**DIRECTIONS:** Word for word, set down the records and skip each picture.

**SOURCE RECORDS:**
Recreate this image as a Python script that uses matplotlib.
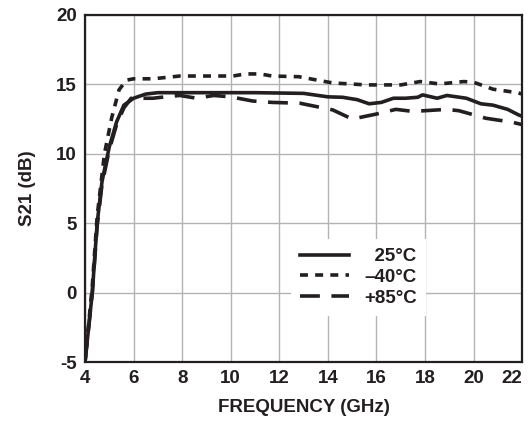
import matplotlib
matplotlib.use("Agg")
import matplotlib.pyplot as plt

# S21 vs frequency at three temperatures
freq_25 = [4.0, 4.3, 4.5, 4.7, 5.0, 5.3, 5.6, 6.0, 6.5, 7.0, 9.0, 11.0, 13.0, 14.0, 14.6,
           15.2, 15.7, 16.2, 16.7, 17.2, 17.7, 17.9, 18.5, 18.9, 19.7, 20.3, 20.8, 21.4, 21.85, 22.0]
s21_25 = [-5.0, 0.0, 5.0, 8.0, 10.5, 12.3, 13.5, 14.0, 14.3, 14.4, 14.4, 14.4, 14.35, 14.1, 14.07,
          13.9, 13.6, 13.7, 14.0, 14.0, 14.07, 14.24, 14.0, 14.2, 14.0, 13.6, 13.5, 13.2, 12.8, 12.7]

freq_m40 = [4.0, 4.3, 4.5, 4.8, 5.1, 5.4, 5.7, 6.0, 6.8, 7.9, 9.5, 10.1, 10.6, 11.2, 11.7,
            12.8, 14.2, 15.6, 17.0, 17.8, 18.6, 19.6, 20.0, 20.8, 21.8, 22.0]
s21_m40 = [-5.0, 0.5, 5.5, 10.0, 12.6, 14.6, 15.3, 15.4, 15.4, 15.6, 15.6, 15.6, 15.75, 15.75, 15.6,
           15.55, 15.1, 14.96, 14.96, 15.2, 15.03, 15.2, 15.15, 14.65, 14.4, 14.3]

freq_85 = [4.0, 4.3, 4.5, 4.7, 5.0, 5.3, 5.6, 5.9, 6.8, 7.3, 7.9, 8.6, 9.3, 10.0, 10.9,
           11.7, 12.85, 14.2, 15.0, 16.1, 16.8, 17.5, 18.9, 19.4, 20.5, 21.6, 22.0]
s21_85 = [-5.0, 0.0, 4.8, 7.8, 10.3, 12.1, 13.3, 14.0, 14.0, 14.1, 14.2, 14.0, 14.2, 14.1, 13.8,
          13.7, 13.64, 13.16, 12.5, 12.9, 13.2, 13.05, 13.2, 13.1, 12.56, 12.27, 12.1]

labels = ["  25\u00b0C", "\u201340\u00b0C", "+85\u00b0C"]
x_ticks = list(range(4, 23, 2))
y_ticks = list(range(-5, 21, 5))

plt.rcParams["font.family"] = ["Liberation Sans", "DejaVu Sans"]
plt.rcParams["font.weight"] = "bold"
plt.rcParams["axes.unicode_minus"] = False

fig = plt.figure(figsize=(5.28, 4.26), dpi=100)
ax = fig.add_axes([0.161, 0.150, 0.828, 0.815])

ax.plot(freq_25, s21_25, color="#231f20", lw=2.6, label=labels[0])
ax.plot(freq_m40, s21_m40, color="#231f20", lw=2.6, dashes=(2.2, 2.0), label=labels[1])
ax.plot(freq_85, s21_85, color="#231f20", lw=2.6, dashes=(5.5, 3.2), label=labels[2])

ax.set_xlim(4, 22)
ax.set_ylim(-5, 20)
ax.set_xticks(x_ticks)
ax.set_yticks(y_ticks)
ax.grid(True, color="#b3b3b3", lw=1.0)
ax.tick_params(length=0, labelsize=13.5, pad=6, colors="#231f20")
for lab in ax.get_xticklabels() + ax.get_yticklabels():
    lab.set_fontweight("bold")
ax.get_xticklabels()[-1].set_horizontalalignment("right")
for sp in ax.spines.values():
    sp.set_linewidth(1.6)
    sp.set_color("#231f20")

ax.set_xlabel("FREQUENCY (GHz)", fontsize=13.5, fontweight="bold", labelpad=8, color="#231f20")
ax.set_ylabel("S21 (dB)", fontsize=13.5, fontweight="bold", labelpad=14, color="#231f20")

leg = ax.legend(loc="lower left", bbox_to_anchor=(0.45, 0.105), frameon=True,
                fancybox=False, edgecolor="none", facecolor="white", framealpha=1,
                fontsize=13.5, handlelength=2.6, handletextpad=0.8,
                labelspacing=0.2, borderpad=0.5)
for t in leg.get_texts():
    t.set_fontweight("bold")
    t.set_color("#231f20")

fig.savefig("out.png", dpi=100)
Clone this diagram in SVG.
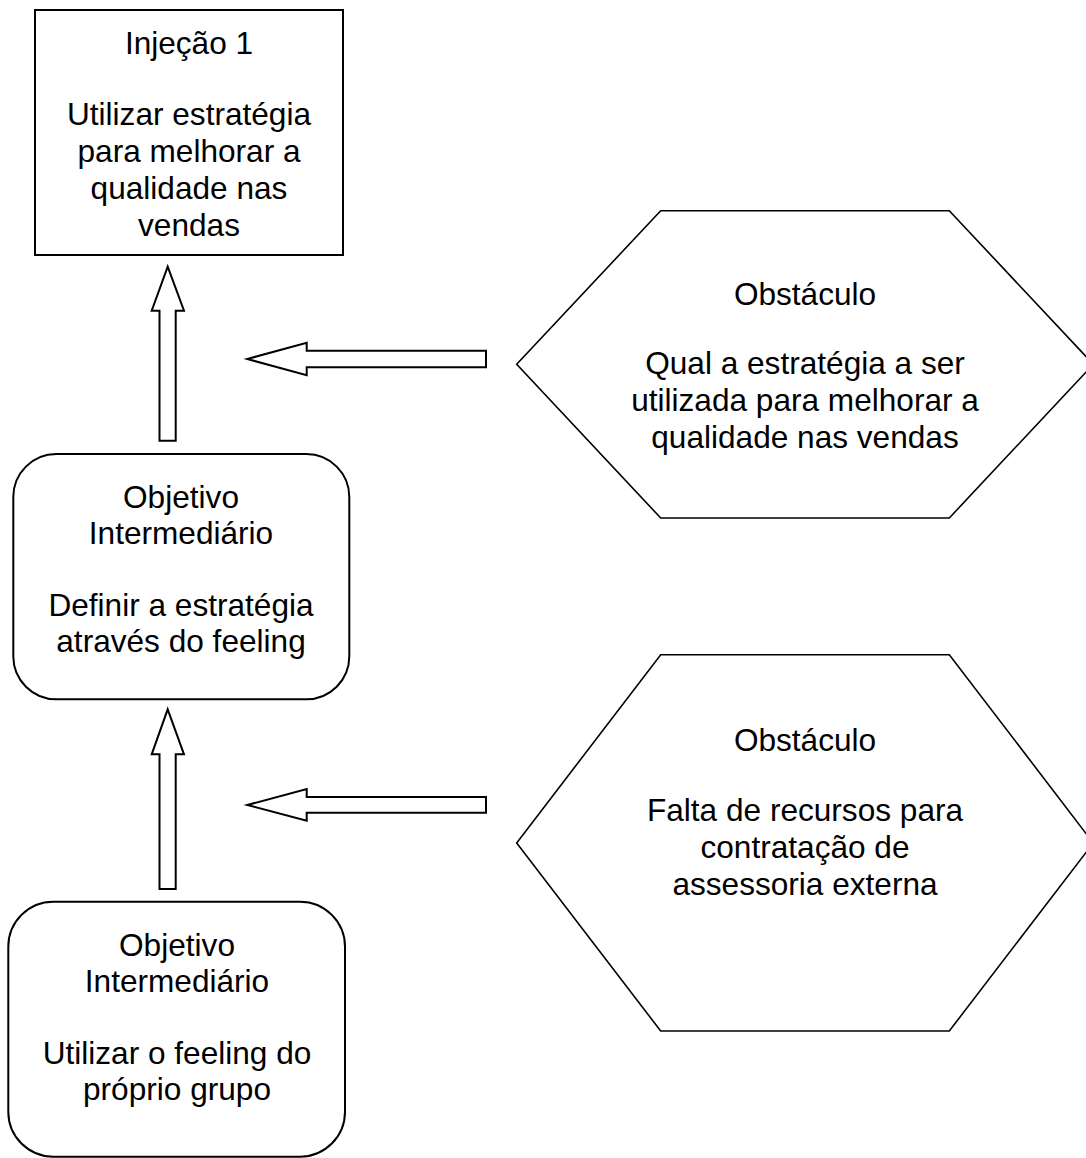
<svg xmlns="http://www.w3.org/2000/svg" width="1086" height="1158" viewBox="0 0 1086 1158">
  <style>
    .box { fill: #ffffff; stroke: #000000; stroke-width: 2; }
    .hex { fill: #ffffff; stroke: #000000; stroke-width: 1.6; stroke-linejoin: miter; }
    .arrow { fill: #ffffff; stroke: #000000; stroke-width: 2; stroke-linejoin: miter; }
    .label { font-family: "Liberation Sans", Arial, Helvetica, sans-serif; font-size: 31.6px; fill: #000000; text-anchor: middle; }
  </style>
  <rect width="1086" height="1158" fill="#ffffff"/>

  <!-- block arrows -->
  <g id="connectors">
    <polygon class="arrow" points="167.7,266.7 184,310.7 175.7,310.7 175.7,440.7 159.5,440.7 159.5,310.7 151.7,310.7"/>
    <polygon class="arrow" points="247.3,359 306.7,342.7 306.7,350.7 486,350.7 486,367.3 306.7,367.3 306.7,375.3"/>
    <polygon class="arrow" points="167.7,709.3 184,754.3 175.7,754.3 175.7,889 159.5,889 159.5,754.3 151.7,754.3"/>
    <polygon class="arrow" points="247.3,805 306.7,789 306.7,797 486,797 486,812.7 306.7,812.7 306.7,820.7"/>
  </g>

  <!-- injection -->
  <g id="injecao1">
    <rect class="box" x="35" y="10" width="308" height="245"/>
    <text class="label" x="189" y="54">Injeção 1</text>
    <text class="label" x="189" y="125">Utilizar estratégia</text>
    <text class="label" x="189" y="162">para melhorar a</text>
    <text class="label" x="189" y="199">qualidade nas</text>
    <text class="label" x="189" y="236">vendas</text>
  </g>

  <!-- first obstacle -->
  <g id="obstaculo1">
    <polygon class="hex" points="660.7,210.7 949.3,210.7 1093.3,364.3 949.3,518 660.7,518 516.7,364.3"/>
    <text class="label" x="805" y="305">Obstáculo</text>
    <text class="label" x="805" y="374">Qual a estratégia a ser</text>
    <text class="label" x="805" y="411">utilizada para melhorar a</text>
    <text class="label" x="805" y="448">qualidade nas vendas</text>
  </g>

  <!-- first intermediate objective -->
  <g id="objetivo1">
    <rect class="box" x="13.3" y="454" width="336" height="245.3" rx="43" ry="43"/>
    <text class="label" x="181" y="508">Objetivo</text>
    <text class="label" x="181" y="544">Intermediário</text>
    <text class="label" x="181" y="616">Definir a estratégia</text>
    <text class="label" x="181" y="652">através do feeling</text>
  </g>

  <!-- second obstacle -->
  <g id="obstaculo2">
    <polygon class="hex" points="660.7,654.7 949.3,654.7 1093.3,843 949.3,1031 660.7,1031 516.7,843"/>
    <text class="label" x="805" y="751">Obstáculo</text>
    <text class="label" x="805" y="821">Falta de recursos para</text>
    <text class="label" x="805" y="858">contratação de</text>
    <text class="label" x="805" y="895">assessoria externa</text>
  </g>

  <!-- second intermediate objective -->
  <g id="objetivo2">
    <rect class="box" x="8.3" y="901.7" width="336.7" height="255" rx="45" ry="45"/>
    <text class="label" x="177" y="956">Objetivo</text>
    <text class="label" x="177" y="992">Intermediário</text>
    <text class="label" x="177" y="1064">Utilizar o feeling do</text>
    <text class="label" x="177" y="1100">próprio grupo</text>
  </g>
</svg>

**EXERCISE ANSWER:**
Recreate this image as a Python script that uses matplotlib.
import matplotlib
matplotlib.use("Agg")
import matplotlib.pyplot as plt

# S21 vs frequency at three temperatures
freq_25 = [4.0, 4.3, 4.5, 4.7, 5.0, 5.3, 5.6, 6.0, 6.5, 7.0, 9.0, 11.0, 13.0, 14.0, 14.6,
           15.2, 15.7, 16.2, 16.7, 17.2, 17.7, 17.9, 18.5, 18.9, 19.7, 20.3, 20.8, 21.4, 21.85, 22.0]
s21_25 = [-5.0, 0.0, 5.0, 8.0, 10.5, 12.3, 13.5, 14.0, 14.3, 14.4, 14.4, 14.4, 14.35, 14.1, 14.07,
          13.9, 13.6, 13.7, 14.0, 14.0, 14.07, 14.24, 14.0, 14.2, 14.0, 13.6, 13.5, 13.2, 12.8, 12.7]

freq_m40 = [4.0, 4.3, 4.5, 4.8, 5.1, 5.4, 5.7, 6.0, 6.8, 7.9, 9.5, 10.1, 10.6, 11.2, 11.7,
            12.8, 14.2, 15.6, 17.0, 17.8, 18.6, 19.6, 20.0, 20.8, 21.8, 22.0]
s21_m40 = [-5.0, 0.5, 5.5, 10.0, 12.6, 14.6, 15.3, 15.4, 15.4, 15.6, 15.6, 15.6, 15.75, 15.75, 15.6,
           15.55, 15.1, 14.96, 14.96, 15.2, 15.03, 15.2, 15.15, 14.65, 14.4, 14.3]

freq_85 = [4.0, 4.3, 4.5, 4.7, 5.0, 5.3, 5.6, 5.9, 6.8, 7.3, 7.9, 8.6, 9.3, 10.0, 10.9,
           11.7, 12.85, 14.2, 15.0, 16.1, 16.8, 17.5, 18.9, 19.4, 20.5, 21.6, 22.0]
s21_85 = [-5.0, 0.0, 4.8, 7.8, 10.3, 12.1, 13.3, 14.0, 14.0, 14.1, 14.2, 14.0, 14.2, 14.1, 13.8,
          13.7, 13.64, 13.16, 12.5, 12.9, 13.2, 13.05, 13.2, 13.1, 12.56, 12.27, 12.1]

labels = ["  25\u00b0C", "\u201340\u00b0C", "+85\u00b0C"]
x_ticks = list(range(4, 23, 2))
y_ticks = list(range(-5, 21, 5))

plt.rcParams["font.family"] = ["Liberation Sans", "DejaVu Sans"]
plt.rcParams["font.weight"] = "bold"
plt.rcParams["axes.unicode_minus"] = False

fig = plt.figure(figsize=(5.28, 4.26), dpi=100)
ax = fig.add_axes([0.161, 0.150, 0.828, 0.815])

ax.plot(freq_25, s21_25, color="#231f20", lw=2.6, label=labels[0])
ax.plot(freq_m40, s21_m40, color="#231f20", lw=2.6, dashes=(2.2, 2.0), label=labels[1])
ax.plot(freq_85, s21_85, color="#231f20", lw=2.6, dashes=(5.5, 3.2), label=labels[2])

ax.set_xlim(4, 22)
ax.set_ylim(-5, 20)
ax.set_xticks(x_ticks)
ax.set_yticks(y_ticks)
ax.grid(True, color="#b3b3b3", lw=1.0)
ax.tick_params(length=0, labelsize=13.5, pad=6, colors="#231f20")
for lab in ax.get_xticklabels() + ax.get_yticklabels():
    lab.set_fontweight("bold")
ax.get_xticklabels()[-1].set_horizontalalignment("right")
for sp in ax.spines.values():
    sp.set_linewidth(1.6)
    sp.set_color("#231f20")

ax.set_xlabel("FREQUENCY (GHz)", fontsize=13.5, fontweight="bold", labelpad=8, color="#231f20")
ax.set_ylabel("S21 (dB)", fontsize=13.5, fontweight="bold", labelpad=14, color="#231f20")

leg = ax.legend(loc="lower left", bbox_to_anchor=(0.45, 0.105), frameon=True,
                fancybox=False, edgecolor="none", facecolor="white", framealpha=1,
                fontsize=13.5, handlelength=2.6, handletextpad=0.8,
                labelspacing=0.2, borderpad=0.5)
for t in leg.get_texts():
    t.set_fontweight("bold")
    t.set_color("#231f20")

fig.savefig("out.png", dpi=100)
Clone this diagram in SVG.
<svg xmlns="http://www.w3.org/2000/svg" width="1086" height="1158" viewBox="0 0 1086 1158">
  <style>
    .box { fill: #ffffff; stroke: #000000; stroke-width: 2; }
    .hex { fill: #ffffff; stroke: #000000; stroke-width: 1.6; stroke-linejoin: miter; }
    .arrow { fill: #ffffff; stroke: #000000; stroke-width: 2; stroke-linejoin: miter; }
    .label { font-family: "Liberation Sans", Arial, Helvetica, sans-serif; font-size: 31.6px; fill: #000000; text-anchor: middle; }
  </style>
  <rect width="1086" height="1158" fill="#ffffff"/>

  <!-- block arrows -->
  <g id="connectors">
    <polygon class="arrow" points="167.7,266.7 184,310.7 175.7,310.7 175.7,440.7 159.5,440.7 159.5,310.7 151.7,310.7"/>
    <polygon class="arrow" points="247.3,359 306.7,342.7 306.7,350.7 486,350.7 486,367.3 306.7,367.3 306.7,375.3"/>
    <polygon class="arrow" points="167.7,709.3 184,754.3 175.7,754.3 175.7,889 159.5,889 159.5,754.3 151.7,754.3"/>
    <polygon class="arrow" points="247.3,805 306.7,789 306.7,797 486,797 486,812.7 306.7,812.7 306.7,820.7"/>
  </g>

  <!-- injection -->
  <g id="injecao1">
    <rect class="box" x="35" y="10" width="308" height="245"/>
    <text class="label" x="189" y="54">Injeção 1</text>
    <text class="label" x="189" y="125">Utilizar estratégia</text>
    <text class="label" x="189" y="162">para melhorar a</text>
    <text class="label" x="189" y="199">qualidade nas</text>
    <text class="label" x="189" y="236">vendas</text>
  </g>

  <!-- first obstacle -->
  <g id="obstaculo1">
    <polygon class="hex" points="660.7,210.7 949.3,210.7 1093.3,364.3 949.3,518 660.7,518 516.7,364.3"/>
    <text class="label" x="805" y="305">Obstáculo</text>
    <text class="label" x="805" y="374">Qual a estratégia a ser</text>
    <text class="label" x="805" y="411">utilizada para melhorar a</text>
    <text class="label" x="805" y="448">qualidade nas vendas</text>
  </g>

  <!-- first intermediate objective -->
  <g id="objetivo1">
    <rect class="box" x="13.3" y="454" width="336" height="245.3" rx="43" ry="43"/>
    <text class="label" x="181" y="508">Objetivo</text>
    <text class="label" x="181" y="544">Intermediário</text>
    <text class="label" x="181" y="616">Definir a estratégia</text>
    <text class="label" x="181" y="652">através do feeling</text>
  </g>

  <!-- second obstacle -->
  <g id="obstaculo2">
    <polygon class="hex" points="660.7,654.7 949.3,654.7 1093.3,843 949.3,1031 660.7,1031 516.7,843"/>
    <text class="label" x="805" y="751">Obstáculo</text>
    <text class="label" x="805" y="821">Falta de recursos para</text>
    <text class="label" x="805" y="858">contratação de</text>
    <text class="label" x="805" y="895">assessoria externa</text>
  </g>

  <!-- second intermediate objective -->
  <g id="objetivo2">
    <rect class="box" x="8.3" y="901.7" width="336.7" height="255" rx="45" ry="45"/>
    <text class="label" x="177" y="956">Objetivo</text>
    <text class="label" x="177" y="992">Intermediário</text>
    <text class="label" x="177" y="1064">Utilizar o feeling do</text>
    <text class="label" x="177" y="1100">próprio grupo</text>
  </g>
</svg>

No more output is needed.